The lost art of XML — mmagueta

Kissaki@programming.dev · 1 day ago

The lost art of XML — mmagueta

AnitaAmandaHuginskis@lemmy.world · edit-2 24 hours ago

I love XML, when it is properly utilized. Which, in most cases, it is not, unfortunately.

JSON > CSV though, I fucking hate CSV. I do not get the appeal. “It’s easy to handle” – NO, it is not. It’s the “fuck whoever needs to handle this” of file “formats”.

JSON is a reasonable middle ground, I’ll give you that

unique_hemp@discuss.tchncs.de · 18 hours ago

CSV >>> JSON when dealing with large tabular data:

Can be parsed row by row
Does not repeat column names, more complicated (so slower) to parse

1 can be solved with JSONL, but 2 is unavoidable.

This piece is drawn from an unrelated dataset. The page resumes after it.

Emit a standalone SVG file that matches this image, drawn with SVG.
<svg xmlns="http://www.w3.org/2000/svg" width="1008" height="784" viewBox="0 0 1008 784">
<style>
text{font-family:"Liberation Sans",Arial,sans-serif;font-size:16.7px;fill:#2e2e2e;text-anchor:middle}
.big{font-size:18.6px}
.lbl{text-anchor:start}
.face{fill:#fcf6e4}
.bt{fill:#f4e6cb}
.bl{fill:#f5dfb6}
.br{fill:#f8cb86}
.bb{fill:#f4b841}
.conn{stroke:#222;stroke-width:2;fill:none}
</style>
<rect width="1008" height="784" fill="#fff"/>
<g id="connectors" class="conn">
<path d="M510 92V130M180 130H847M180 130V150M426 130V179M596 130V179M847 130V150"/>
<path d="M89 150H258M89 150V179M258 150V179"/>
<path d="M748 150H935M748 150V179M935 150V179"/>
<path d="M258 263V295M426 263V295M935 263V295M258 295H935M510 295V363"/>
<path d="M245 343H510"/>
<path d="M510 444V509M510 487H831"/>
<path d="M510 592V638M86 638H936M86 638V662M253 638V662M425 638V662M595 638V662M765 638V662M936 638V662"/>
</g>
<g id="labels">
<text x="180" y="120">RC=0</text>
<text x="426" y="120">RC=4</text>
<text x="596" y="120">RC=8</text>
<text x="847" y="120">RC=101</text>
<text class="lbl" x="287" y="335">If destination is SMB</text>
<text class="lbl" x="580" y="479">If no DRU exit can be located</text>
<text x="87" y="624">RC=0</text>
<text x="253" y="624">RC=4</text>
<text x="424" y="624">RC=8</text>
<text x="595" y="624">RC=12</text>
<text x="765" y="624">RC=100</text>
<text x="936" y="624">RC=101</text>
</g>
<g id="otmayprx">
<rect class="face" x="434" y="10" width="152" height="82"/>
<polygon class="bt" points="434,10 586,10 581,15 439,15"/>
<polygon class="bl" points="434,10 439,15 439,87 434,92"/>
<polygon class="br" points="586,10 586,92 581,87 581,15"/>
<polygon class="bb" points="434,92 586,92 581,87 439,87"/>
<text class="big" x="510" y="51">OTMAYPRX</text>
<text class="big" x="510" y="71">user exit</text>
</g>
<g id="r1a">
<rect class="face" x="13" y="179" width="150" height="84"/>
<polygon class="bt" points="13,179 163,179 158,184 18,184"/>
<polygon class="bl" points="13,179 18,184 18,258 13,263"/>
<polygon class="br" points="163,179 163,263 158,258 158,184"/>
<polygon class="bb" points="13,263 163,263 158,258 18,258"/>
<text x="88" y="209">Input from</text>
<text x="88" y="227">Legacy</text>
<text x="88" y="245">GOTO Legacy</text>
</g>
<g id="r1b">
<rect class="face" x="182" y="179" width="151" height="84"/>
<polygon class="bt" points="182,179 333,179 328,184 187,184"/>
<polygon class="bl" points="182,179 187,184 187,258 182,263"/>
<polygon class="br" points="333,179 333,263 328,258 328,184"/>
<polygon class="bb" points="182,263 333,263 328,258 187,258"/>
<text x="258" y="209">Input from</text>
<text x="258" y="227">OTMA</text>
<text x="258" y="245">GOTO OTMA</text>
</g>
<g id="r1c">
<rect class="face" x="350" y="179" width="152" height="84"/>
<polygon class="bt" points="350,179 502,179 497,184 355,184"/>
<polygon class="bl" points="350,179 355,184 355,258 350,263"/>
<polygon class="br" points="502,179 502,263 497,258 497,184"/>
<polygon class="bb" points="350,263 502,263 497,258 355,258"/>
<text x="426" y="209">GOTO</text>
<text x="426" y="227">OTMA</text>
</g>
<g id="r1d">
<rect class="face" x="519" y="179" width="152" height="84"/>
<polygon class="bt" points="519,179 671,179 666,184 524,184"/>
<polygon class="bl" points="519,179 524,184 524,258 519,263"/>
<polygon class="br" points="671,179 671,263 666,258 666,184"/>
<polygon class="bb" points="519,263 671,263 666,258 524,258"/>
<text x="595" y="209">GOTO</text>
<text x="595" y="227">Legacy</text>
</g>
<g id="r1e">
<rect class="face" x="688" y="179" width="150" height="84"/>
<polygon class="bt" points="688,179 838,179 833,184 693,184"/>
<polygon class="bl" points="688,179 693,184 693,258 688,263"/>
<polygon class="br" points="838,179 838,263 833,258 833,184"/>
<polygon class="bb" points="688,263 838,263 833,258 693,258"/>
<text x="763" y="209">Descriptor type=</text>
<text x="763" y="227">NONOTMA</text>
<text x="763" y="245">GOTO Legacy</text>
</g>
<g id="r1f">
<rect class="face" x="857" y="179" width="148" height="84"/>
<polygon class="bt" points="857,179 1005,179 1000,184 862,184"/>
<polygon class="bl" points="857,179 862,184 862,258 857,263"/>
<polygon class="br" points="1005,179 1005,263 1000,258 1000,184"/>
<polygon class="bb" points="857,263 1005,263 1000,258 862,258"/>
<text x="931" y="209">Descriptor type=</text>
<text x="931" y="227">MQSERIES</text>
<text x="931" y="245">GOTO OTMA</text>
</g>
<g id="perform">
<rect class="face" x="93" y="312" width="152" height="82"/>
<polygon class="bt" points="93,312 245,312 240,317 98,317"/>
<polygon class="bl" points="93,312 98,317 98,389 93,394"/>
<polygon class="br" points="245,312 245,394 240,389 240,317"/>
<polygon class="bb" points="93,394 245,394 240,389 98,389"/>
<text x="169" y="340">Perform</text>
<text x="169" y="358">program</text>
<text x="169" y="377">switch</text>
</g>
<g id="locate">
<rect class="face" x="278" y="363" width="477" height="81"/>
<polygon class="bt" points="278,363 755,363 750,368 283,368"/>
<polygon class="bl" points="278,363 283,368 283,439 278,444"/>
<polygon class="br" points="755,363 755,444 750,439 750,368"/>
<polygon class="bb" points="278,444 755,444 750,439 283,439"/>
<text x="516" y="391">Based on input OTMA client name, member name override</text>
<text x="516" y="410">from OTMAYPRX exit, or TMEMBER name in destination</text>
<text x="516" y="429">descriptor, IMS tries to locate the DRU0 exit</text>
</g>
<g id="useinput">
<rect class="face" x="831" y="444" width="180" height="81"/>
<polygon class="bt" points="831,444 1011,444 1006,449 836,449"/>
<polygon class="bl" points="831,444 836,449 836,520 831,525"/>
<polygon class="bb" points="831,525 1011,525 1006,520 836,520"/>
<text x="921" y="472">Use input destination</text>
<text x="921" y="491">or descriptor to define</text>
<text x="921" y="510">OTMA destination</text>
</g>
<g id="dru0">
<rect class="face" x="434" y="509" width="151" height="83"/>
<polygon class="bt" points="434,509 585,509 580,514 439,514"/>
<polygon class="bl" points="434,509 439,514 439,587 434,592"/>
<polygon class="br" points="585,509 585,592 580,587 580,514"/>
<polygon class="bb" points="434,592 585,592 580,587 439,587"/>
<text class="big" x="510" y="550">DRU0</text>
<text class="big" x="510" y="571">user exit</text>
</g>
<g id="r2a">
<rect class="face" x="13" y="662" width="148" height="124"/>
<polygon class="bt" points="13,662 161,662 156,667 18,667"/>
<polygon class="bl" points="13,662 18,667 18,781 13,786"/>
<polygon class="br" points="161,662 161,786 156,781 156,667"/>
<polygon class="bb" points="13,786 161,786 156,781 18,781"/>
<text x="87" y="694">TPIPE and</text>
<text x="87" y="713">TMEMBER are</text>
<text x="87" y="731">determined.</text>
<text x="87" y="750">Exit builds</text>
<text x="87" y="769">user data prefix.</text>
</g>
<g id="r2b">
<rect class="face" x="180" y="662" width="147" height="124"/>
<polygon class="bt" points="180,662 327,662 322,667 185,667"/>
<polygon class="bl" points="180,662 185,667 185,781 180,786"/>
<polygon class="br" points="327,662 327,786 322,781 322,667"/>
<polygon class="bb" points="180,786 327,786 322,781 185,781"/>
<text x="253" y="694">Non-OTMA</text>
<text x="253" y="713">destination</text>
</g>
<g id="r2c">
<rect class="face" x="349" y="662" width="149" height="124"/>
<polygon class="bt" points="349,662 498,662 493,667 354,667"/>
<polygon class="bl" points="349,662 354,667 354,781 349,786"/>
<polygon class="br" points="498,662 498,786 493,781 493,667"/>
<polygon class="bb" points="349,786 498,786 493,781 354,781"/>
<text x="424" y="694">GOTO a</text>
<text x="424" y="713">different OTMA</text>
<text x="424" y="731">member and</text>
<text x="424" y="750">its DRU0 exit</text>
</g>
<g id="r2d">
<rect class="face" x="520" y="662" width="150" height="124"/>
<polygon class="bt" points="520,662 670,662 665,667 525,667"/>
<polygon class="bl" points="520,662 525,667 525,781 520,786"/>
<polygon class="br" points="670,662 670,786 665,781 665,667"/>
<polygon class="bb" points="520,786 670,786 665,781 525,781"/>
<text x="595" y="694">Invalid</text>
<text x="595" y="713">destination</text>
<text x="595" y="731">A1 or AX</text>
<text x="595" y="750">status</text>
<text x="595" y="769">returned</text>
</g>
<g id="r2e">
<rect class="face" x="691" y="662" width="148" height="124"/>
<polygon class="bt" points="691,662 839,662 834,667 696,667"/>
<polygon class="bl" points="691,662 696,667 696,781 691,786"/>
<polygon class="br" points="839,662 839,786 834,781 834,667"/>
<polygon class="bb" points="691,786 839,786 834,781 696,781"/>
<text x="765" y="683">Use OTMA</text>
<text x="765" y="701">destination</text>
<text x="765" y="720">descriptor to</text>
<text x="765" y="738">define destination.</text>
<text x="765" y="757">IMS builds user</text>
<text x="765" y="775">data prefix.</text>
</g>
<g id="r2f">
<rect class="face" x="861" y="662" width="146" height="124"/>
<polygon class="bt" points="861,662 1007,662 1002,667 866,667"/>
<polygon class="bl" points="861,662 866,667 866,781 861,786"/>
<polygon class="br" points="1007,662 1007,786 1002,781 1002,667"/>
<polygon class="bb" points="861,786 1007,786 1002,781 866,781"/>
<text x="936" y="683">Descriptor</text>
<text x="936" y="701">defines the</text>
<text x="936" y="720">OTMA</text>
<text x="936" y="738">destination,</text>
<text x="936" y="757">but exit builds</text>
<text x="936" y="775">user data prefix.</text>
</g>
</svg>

entwine@programming.dev · edit-2 2 hours ago

{
    "columns": ["id", "name", "age"],
    "rows": [
        [1, "bob", 44], [2, "alice", 7], ...
    ]
}

There ya go, problem solved without the unparseable ambiguity of CSV

Please stop using CSV.

flying_sheep@lemmy.ml · 7 hours ago

No:

CSV isn’t good for anything unless you exactly specify the dialect. CSV is unstandardized, so you can’t parse arbitrary CSV files correctly.
you don’t have to serialize tables to JSON in the “list of named records” format

Just user Zarr or so for array data. A table with more than 200 rows isn’t ”human readable” anyway.

abruptly8951@lemmy.world · 13 hours ago

Yes…but compression

And with csv you just gotta pray that you’re parser parses the same as their writer…and that their writer was correctly implemented…and they set the settings correctly

unique_hemp@discuss.tchncs.de · 8 hours ago

Compression adds another layer of complexity for parsing.

JSON can also have configuration mismatch problems. Main one that comes to mind is case (in)sensitivity for keys.

abruptly8951@lemmy.world · 7 hours ago

Nahh your nitpicking there, large csvs are gonna be compressed anyways

In practice I’ve never met a Json I cant parse, every second csv is unparseable

thingsiplay@lemmy.ml · 20 hours ago

Biggest problem is, CSV is not a standardized format like JSON. For very simple cases it could be used as a database like format. But it depends on the parser and that’s not ideal.

flying_sheep@lemmy.ml · 7 hours ago

Exactly. I’ve seen so much data destroyed silently deep in some bioinformatics pipeline due to this that I’ve just become an anti CSV advocate.

Use literally anything else that doesn’t need out of band “I’m using this dialect” information that has to match to prevent data loss.